We (Wavefront) were debugging a data-loss situation that we are mostly blaming application code (but we don’t have the smoking gun yet) but the issue is largely observed as a large swath of keys being cleared in FDB (in the form of an txn.clear() from Java code). We ruled out that it’s a key-by-key clear() since operating space recovered almost instantly and so it must have been a single erroneous clear that spanned a ton of rows.
This led us to think whether:
a) Should we have SSL on all the time? There is CRC AIACT in the RPC logic so bit flips on the network shouldn’t be a culprit unless it’s a super rare occurrence. For those who wonder how often it happens, since we operate a plaintext protocol for metrics at Wavefront, we see it all the time in public and private clouds. Essentially, we think that if a bit flip occurs very early in the “to” key of the clear, it could accidentally clear a ton of things, e.g.
clear \x02c... \x02c... becomes
b) Should FDB have a mode where clears can only happen to ranges that are read and will reject the transaction if this condition doesn’t hold (either at the client-level or at the proxy). Yes, there are times when you’re at the CLI and you need to clear, say, the entire
\x02c\x00 ... \x02c\x01 range without reading it but for most application code, if there’s a mode that requires read conflict ranges to be present before a clear range can occur for that range (or a subset) would protect against 1) application bugs and 2) any other unknown transport/library bugs. Essentially most application code is going to be reading a region of keys, pick a sub-region to clear (or the entire read range) and commit. If this is a transaction option, the odd case of having to blind-clear another range could still be accommodated. If this is something that makes sense, I think that’s something that we might look into.
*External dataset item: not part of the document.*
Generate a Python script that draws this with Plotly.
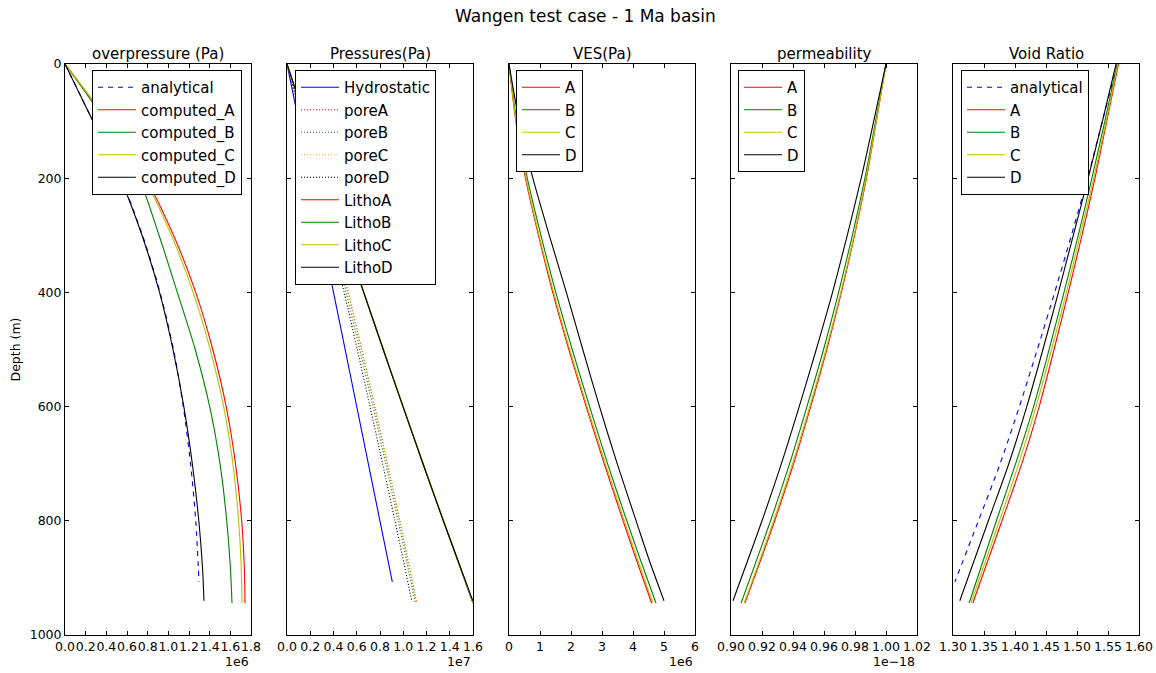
import plotly.graph_objects as go

# ---------------- depth grids (m) ----------------
z_op = [0, 50, 100, 200, 300, 400, 500, 600, 700, 800, 880, 944]
z_op_D = [0, 50, 100, 200, 300, 400, 500, 600, 700, 800, 880, 940]
z_analytical = [0, 100, 200, 300, 400, 500, 600, 700, 800, 907]
z = [0, 100, 200, 300, 400, 500, 600, 700, 800, 944]
z_D = [0, 100, 200, 300, 400, 500, 600, 700, 800, 940]
z_ves = [0, 100, 200, 300, 400, 500, 600, 700, 800, 870, 944]
z_ves_D = [0, 100, 200, 300, 400, 500, 600, 700, 800, 870, 940]
z_hydro = [0, 300, 600, 907]

# ---------------- overpressure (Pa) ----------------
op_analytical = [0, 0.27e6, 0.54e6, 0.75e6, 0.92e6, 1.05e6, 1.145e6, 1.215e6, 1.265e6, 1.297e6]
op_A = [0, 0.21e6, 0.41e6, 0.78e6, 1.05e6, 1.265e6, 1.43e6, 1.56e6, 1.65e6, 1.71e6, 1.735e6, 1.742e6]
op_B = [0, 0.20e6, 0.39e6, 0.715e6, 0.91e6, 1.087e6, 1.26e6, 1.40e6, 1.50e6, 1.565e6, 1.60e6, 1.616e6]
op_C = [0, 0.21e6, 0.40e6, 0.765e6, 1.03e6, 1.24e6, 1.405e6, 1.535e6, 1.625e6, 1.68e6, 1.705e6, 1.713e6]
op_D = [0, 0.135e6, 0.27e6, 0.535e6, 0.745e6, 0.915e6, 1.045e6, 1.15e6, 1.232e6, 1.295e6, 1.33e6, 1.345e6]

# ---------------- pressures (Pa) ----------------
p_hydro = [0, 3.0e6, 6.0e6, 9.06e6]
pore_A = [0, 1.41e6, 2.78e6, 4.05e6, 5.265e6, 6.43e6, 7.55e6, 8.64e6, 9.70e6, 11.17e6]
pore_B = [0, 1.39e6, 2.715e6, 3.91e6, 5.087e6, 6.26e6, 7.39e6, 8.49e6, 9.555e6, 11.046e6]
pore_C = [0, 1.40e6, 2.765e6, 4.03e6, 5.24e6, 6.405e6, 7.525e6, 8.615e6, 9.67e6, 11.143e6]
pore_D = [0, 1.27e6, 2.535e6, 3.745e6, 4.915e6, 6.045e6, 7.14e6, 8.222e6, 9.285e6, 10.735e6]
litho_A = [0, 1.63e6, 3.27e6, 4.93e6, 6.60e6, 8.28e6, 9.98e6, 11.70e6, 13.45e6, 16.0e6]
litho_B = [0, 1.63e6, 3.27e6, 4.93e6, 6.60e6, 8.28e6, 9.98e6, 11.70e6, 13.45e6, 16.0e6]
litho_C = [0, 1.635e6, 3.28e6, 4.945e6, 6.62e6, 8.30e6, 10.0e6, 11.72e6, 13.47e6, 16.02e6]
litho_D = [0, 1.63e6, 3.27e6, 4.93e6, 6.60e6, 8.28e6, 9.98e6, 11.70e6, 13.45e6, 15.98e6]

# ---------------- vertical effective stress (Pa) ----------------
ves_A = [0, 0.22e6, 0.53e6, 0.95e6, 1.41e6, 1.93e6, 2.49e6, 3.07e6, 3.68e6, 4.12e6, 4.60e6]
ves_B = [0, 0.25e6, 0.59e6, 1.03e6, 1.51e6, 2.04e6, 2.60e6, 3.18e6, 3.80e6, 4.25e6, 4.74e6]
ves_C = [0, 0.23e6, 0.55e6, 0.97e6, 1.44e6, 1.96e6, 2.52e6, 3.11e6, 3.72e6, 4.16e6, 4.64e6]
ves_D = [0, 0.33e6, 0.77e6, 1.30e6, 1.85e6, 2.38e6, 2.92e6, 3.49e6, 4.10e6, 4.53e6, 5.00e6]

# ---------------- permeability (m2) ----------------
perm_A = [1.000e-18, 0.9938e-18, 0.9874e-18, 0.9797e-18, 0.9712e-18, 0.9618e-18, 0.9514e-18, 0.9404e-18, 0.9282e-18, 0.9090e-18]
perm_B = [1.000e-18, 0.9933e-18, 0.9864e-18, 0.9783e-18, 0.9694e-18, 0.9597e-18, 0.9490e-18, 0.9378e-18, 0.9255e-18, 0.9065e-18]
perm_C = [1.000e-18, 0.9937e-18, 0.9871e-18, 0.9794e-18, 0.9708e-18, 0.9613e-18, 0.9508e-18, 0.9397e-18, 0.9275e-18, 0.9085e-18]
perm_D = [1.000e-18, 0.9921e-18, 0.9840e-18, 0.9750e-18, 0.9655e-18, 0.9550e-18, 0.9440e-18, 0.9325e-18, 0.9200e-18, 0.9013e-18]

# ---------------- void ratio (-) ----------------
e_analytical = [1.565, 1.541, 1.517, 1.491, 1.464, 1.436, 1.407, 1.376, 1.341, 1.303]
e_A = [1.567, 1.548, 1.529, 1.508, 1.486, 1.463, 1.439, 1.411, 1.379, 1.332]
e_B = [1.565, 1.545, 1.524, 1.502, 1.479, 1.455, 1.430, 1.401, 1.370, 1.326]
e_C = [1.566, 1.547, 1.527, 1.505, 1.483, 1.459, 1.434, 1.406, 1.375, 1.329]
e_D = [1.563, 1.541, 1.518, 1.494, 1.470, 1.445, 1.419, 1.390, 1.357, 1.311]

# ---------------- axis ticks ----------------
op_ticks = [0, 0.2e6, 0.4e6, 0.6e6, 0.8e6, 1.0e6, 1.2e6, 1.4e6, 1.6e6, 1.8e6]
op_labels = ["0.0", "0.2", "0.4", "0.6", "0.8", "1.0", "1.2", "1.4", "1.6", "1.8"]
p_ticks = [0, 0.2e7, 0.4e7, 0.6e7, 0.8e7, 1.0e7, 1.2e7, 1.4e7, 1.6e7]
p_labels = ["0.0", "0.2", "0.4", "0.6", "0.8", "1.0", "1.2", "1.4", "1.6"]
ves_ticks = [0, 1e6, 2e6, 3e6, 4e6, 5e6, 6e6]
ves_labels = ["0", "1", "2", "3", "4", "5", "6"]
perm_ticks = [0.90e-18, 0.92e-18, 0.94e-18, 0.96e-18, 0.98e-18, 1.00e-18, 1.02e-18]
perm_labels = ["0.90", "0.92", "0.94", "0.96", "0.98", "1.00", "1.02"]
e_ticks = [1.30, 1.35, 1.40, 1.45, 1.50, 1.55, 1.60]
e_labels = ["1.30", "1.35", "1.40", "1.45", "1.50", "1.55", "1.60"]
depth_ticks = [0, 200, 400, 600, 800, 1000]

panel_titles = ["overpressure (Pa)", "Pressures(Pa)", "VES(Pa)", "permeability", "Void Ratio"]
offset_labels = ["1e6", "1e7", "1e6", "1e\u221218", ""]

BLUE, RED, GREEN, YELLOW, BLACK = "#0000ff", "#ff0000", "#008000", "#bfbf00", "#000000"
FONT = "DejaVu Sans"
W, H = 1156, 673

fig = go.Figure()


def add(x, y, name, color, panel, dash="solid", legend="legend"):
    suffix = "" if panel == 1 else str(panel)
    fig.add_trace(go.Scatter(
        x=x, y=y, name=name, mode="lines",
        line=dict(color=color, width=1.1, dash=dash, shape="spline", smoothing=0.8),
        xaxis="x" + suffix, yaxis="y" + suffix, legend=legend,
    ))


# panel 1: overpressure
add(op_analytical, z_analytical, "analytical", BLUE, 1, dash="5px,5px")
add(op_A, z_op, "computed_A", RED, 1)
add(op_B, z_op, "computed_B", GREEN, 1)
add(op_C, z_op, "computed_C", YELLOW, 1)
add(op_D, z_op_D, "computed_D", BLACK, 1)

# panel 2: pressures
add(p_hydro, z_hydro, "Hydrostatic", BLUE, 2, legend="legend2")
add(pore_A, z, "poreA", RED, 2, dash="1px,2px", legend="legend2")
add(pore_B, z, "poreB", GREEN, 2, dash="1px,2px", legend="legend2")
add(pore_C, z, "poreC", YELLOW, 2, dash="1px,2px", legend="legend2")
add(pore_D, z_D, "poreD", BLACK, 2, dash="1px,2px", legend="legend2")
add(litho_A, z, "LithoA", RED, 2, legend="legend2")
add(litho_B, z, "LithoB", GREEN, 2, legend="legend2")
add(litho_C, z, "LithoC", YELLOW, 2, legend="legend2")
add(litho_D, z_D, "LithoD", BLACK, 2, legend="legend2")

# panel 3: VES
add(ves_A, z_ves, "A", RED, 3, legend="legend3")
add(ves_B, z_ves, "B", GREEN, 3, legend="legend3")
add(ves_C, z_ves, "C", YELLOW, 3, legend="legend3")
add(ves_D, z_ves_D, "D", BLACK, 3, legend="legend3")

# panel 4: permeability
add(perm_A, z, "A", RED, 4, legend="legend4")
add(perm_B, z, "B", GREEN, 4, legend="legend4")
add(perm_C, z, "C", YELLOW, 4, legend="legend4")
add(perm_D, z_D, "D", BLACK, 4, legend="legend4")

# panel 5: void ratio
add(e_analytical, z_analytical, "analytical", BLUE, 5, dash="5px,5px", legend="legend5")
add(e_A, z, "A", RED, 5, legend="legend5")
add(e_B, z, "B", GREEN, 5, legend="legend5")
add(e_C, z, "C", YELLOW, 5, legend="legend5")
add(e_D, z_D, "D", BLACK, 5, legend="legend5")

# ---------------- layout ----------------
panel_px = [(65, 251), (287, 473), (509, 695), (731, 917), (953, 1139)]
y_top, y_bot = 64, 635
ydom = [1 - y_bot / H, 1 - y_top / H]

x_ranges = [[0, 1.8e6], [0, 1.6e7], [0, 6e6], [0.90e-18, 1.02e-18], [1.30, 1.60]]
x_ticks = [(op_ticks, op_labels), (p_ticks, p_labels), (ves_ticks, ves_labels),
           (perm_ticks, perm_labels), (e_ticks, e_labels)]

axis_common = dict(
    showline=True, mirror="ticks", linecolor="black", linewidth=1,
    ticks="inside", ticklen=4, tickwidth=1, tickcolor="black",
    showgrid=False, zeroline=False, automargin=False, tickangle=0,
    tickfont=dict(family=FONT, size=12.5, color="black"),
)

layout = dict(
    width=W, height=H, margin=dict(l=0, r=0, t=0, b=0),
    paper_bgcolor="white", plot_bgcolor="white",
    font=dict(family=FONT, color="black"),
    annotations=[],
)

for i, ((l, r), rng, (tv, tt)) in enumerate(zip(panel_px, x_ranges, x_ticks), start=1):
    sfx = "" if i == 1 else str(i)
    layout["xaxis" + sfx] = dict(
        domain=[l / W, r / W], range=rng, tickvals=tv, ticktext=tt,
        anchor="y" + sfx, **axis_common,
    )
    ydict = dict(
        domain=ydom, range=[1000, 0], tickvals=depth_ticks,
        anchor="x" + sfx, showticklabels=(i == 1), **axis_common,
    )
    if i == 1:
        ydict["title"] = dict(text="Depth (m)", font=dict(family=FONT, size=12.5), standoff=6)
    else:
        ydict["matches"] = "y"
    layout["yaxis" + sfx] = ydict

    layout["annotations"].append(dict(
        text=panel_titles[i - 1], x=(l + r) / 2 / W, y=1 - 54 / H,
        xref="paper", yref="paper", xanchor="center", yanchor="middle",
        showarrow=False, font=dict(family=FONT, size=15),
    ))
    if offset_labels[i - 1]:
        layout["annotations"].append(dict(
            text=offset_labels[i - 1], x=r / W, y=1 - 661 / H,
            xref="paper", yref="paper", xanchor="right", yanchor="middle",
            showarrow=False, font=dict(family=FONT, size=12.5),
        ))

layout["annotations"].append(dict(
    text="Wangen test case - 1 Ma basin", x=585 / W, y=1 - 16 / H,
    xref="paper", yref="paper", xanchor="center", yanchor="middle",
    showarrow=False, font=dict(family=FONT, size=17),
))

legend_pos = {"legend": (92, 70), "legend2": (295, 70), "legend3": (516, 70),
              "legend4": (738, 70), "legend5": (961, 70)}
for key, (lx, ly) in legend_pos.items():
    layout[key] = dict(
        x=lx / W, y=1 - ly / H, xanchor="left", yanchor="top",
        bgcolor="white", bordercolor="black", borderwidth=1,
        font=dict(family=FONT, size=15, color="black"),
        tracegroupgap=0, itemwidth=38,
    )

fig.update_layout(**layout)
fig.write_html("out.html")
c) Should FDB have a way to log large clears or even block them? If there’s a way to say clearing more than 100k or even 1M rows if not a valid operation, or prevent a clear from affecting more than 2 shards, that might limit the damage. Obviously, the transaction layer doesn’t know what the actual keyspace looks like so at best I think is you can query the boundaries for a clear and see if it’s hitting more than X shards and log a message perhaps. Still requires forensics to keep these logs for a long time in order to find the occurrence though.
Obviously backups and application-level backups/redundancy saved us in this case but having some protection against this would make us sleep better at night.